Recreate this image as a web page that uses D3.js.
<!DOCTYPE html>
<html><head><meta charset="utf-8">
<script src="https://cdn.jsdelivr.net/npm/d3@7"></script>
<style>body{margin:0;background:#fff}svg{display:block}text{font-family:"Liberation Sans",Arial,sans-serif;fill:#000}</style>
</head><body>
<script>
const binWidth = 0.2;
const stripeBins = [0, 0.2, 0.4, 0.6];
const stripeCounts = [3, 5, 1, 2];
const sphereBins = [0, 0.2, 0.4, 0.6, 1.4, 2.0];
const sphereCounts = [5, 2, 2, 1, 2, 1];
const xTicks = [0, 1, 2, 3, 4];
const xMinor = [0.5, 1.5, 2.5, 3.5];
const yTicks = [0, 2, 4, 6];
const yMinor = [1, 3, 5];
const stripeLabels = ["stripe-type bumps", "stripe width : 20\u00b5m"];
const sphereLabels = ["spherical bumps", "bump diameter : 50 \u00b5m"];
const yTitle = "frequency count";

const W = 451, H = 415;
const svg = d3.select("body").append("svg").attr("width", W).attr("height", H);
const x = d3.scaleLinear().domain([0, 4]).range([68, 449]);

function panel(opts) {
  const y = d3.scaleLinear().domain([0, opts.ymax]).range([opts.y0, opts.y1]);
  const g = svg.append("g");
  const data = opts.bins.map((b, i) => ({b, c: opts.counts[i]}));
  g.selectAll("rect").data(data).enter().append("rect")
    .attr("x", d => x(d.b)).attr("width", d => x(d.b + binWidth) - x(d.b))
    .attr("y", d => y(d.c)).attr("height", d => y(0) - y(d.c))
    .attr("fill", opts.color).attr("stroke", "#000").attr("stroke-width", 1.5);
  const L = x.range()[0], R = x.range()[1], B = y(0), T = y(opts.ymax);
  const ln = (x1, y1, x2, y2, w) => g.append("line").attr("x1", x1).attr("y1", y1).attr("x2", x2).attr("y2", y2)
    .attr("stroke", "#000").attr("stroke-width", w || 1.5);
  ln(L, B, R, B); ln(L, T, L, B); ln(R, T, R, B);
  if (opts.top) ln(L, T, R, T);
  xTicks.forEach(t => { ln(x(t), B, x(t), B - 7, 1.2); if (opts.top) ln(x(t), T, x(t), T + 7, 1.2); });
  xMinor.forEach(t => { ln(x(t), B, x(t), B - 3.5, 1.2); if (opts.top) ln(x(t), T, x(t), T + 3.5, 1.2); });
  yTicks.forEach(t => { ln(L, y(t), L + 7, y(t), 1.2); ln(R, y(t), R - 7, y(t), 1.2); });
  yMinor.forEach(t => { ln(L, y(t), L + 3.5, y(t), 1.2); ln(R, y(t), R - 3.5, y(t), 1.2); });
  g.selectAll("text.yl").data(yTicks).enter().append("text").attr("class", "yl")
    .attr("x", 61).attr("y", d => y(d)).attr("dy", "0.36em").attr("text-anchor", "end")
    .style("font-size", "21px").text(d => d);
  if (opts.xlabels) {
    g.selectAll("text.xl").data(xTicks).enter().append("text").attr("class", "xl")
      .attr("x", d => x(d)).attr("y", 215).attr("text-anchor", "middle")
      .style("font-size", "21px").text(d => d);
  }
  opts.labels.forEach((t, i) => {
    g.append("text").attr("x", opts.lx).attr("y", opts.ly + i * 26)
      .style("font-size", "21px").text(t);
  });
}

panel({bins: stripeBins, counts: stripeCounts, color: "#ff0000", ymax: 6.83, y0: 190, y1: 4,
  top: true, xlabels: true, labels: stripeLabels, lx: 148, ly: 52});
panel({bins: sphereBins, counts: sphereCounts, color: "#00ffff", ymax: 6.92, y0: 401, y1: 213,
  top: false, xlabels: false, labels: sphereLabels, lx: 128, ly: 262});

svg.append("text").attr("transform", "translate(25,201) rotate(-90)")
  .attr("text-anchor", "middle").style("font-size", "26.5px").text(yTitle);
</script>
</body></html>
☆ ☆ ☆ ☆ ☆ ☆ ☆
(Goal): From the first line to the last, please quote the material above exactly.

(Exercise answer):
Recreate this image as a web page that uses D3.js.
<!DOCTYPE html>
<html><head><meta charset="utf-8">
<script src="https://cdn.jsdelivr.net/npm/d3@7"></script>
<style>body{margin:0;background:#fff}svg{display:block}text{font-family:"Liberation Sans",Arial,sans-serif;fill:#000}</style>
</head><body>
<script>
const binWidth = 0.2;
const stripeBins = [0, 0.2, 0.4, 0.6];
const stripeCounts = [3, 5, 1, 2];
const sphereBins = [0, 0.2, 0.4, 0.6, 1.4, 2.0];
const sphereCounts = [5, 2, 2, 1, 2, 1];
const xTicks = [0, 1, 2, 3, 4];
const xMinor = [0.5, 1.5, 2.5, 3.5];
const yTicks = [0, 2, 4, 6];
const yMinor = [1, 3, 5];
const stripeLabels = ["stripe-type bumps", "stripe width : 20\u00b5m"];
const sphereLabels = ["spherical bumps", "bump diameter : 50 \u00b5m"];
const yTitle = "frequency count";

const W = 451, H = 415;
const svg = d3.select("body").append("svg").attr("width", W).attr("height", H);
const x = d3.scaleLinear().domain([0, 4]).range([68, 449]);

function panel(opts) {
  const y = d3.scaleLinear().domain([0, opts.ymax]).range([opts.y0, opts.y1]);
  const g = svg.append("g");
  const data = opts.bins.map((b, i) => ({b, c: opts.counts[i]}));
  g.selectAll("rect").data(data).enter().append("rect")
    .attr("x", d => x(d.b)).attr("width", d => x(d.b + binWidth) - x(d.b))
    .attr("y", d => y(d.c)).attr("height", d => y(0) - y(d.c))
    .attr("fill", opts.color).attr("stroke", "#000").attr("stroke-width", 1.5);
  const L = x.range()[0], R = x.range()[1], B = y(0), T = y(opts.ymax);
  const ln = (x1, y1, x2, y2, w) => g.append("line").attr("x1", x1).attr("y1", y1).attr("x2", x2).attr("y2", y2)
    .attr("stroke", "#000").attr("stroke-width", w || 1.5);
  ln(L, B, R, B); ln(L, T, L, B); ln(R, T, R, B);
  if (opts.top) ln(L, T, R, T);
  xTicks.forEach(t => { ln(x(t), B, x(t), B - 7, 1.2); if (opts.top) ln(x(t), T, x(t), T + 7, 1.2); });
  xMinor.forEach(t => { ln(x(t), B, x(t), B - 3.5, 1.2); if (opts.top) ln(x(t), T, x(t), T + 3.5, 1.2); });
  yTicks.forEach(t => { ln(L, y(t), L + 7, y(t), 1.2); ln(R, y(t), R - 7, y(t), 1.2); });
  yMinor.forEach(t => { ln(L, y(t), L + 3.5, y(t), 1.2); ln(R, y(t), R - 3.5, y(t), 1.2); });
  g.selectAll("text.yl").data(yTicks).enter().append("text").attr("class", "yl")
    .attr("x", 61).attr("y", d => y(d)).attr("dy", "0.36em").attr("text-anchor", "end")
    .style("font-size", "21px").text(d => d);
  if (opts.xlabels) {
    g.selectAll("text.xl").data(xTicks).enter().append("text").attr("class", "xl")
      .attr("x", d => x(d)).attr("y", 215).attr("text-anchor", "middle")
      .style("font-size", "21px").text(d => d);
  }
  opts.labels.forEach((t, i) => {
    g.append("text").attr("x", opts.lx).attr("y", opts.ly + i * 26)
      .style("font-size", "21px").text(t);
  });
}

panel({bins: stripeBins, counts: stripeCounts, color: "#ff0000", ymax: 6.83, y0: 190, y1: 4,
  top: true, xlabels: true, labels: stripeLabels, lx: 148, ly: 52});
panel({bins: sphereBins, counts: sphereCounts, color: "#00ffff", ymax: 6.92, y0: 401, y1: 213,
  top: false, xlabels: false, labels: sphereLabels, lx: 128, ly: 262});

svg.append("text").attr("transform", "translate(25,201) rotate(-90)")
  .attr("text-anchor", "middle").style("font-size", "26.5px").text(yTitle);
</script>
</body></html>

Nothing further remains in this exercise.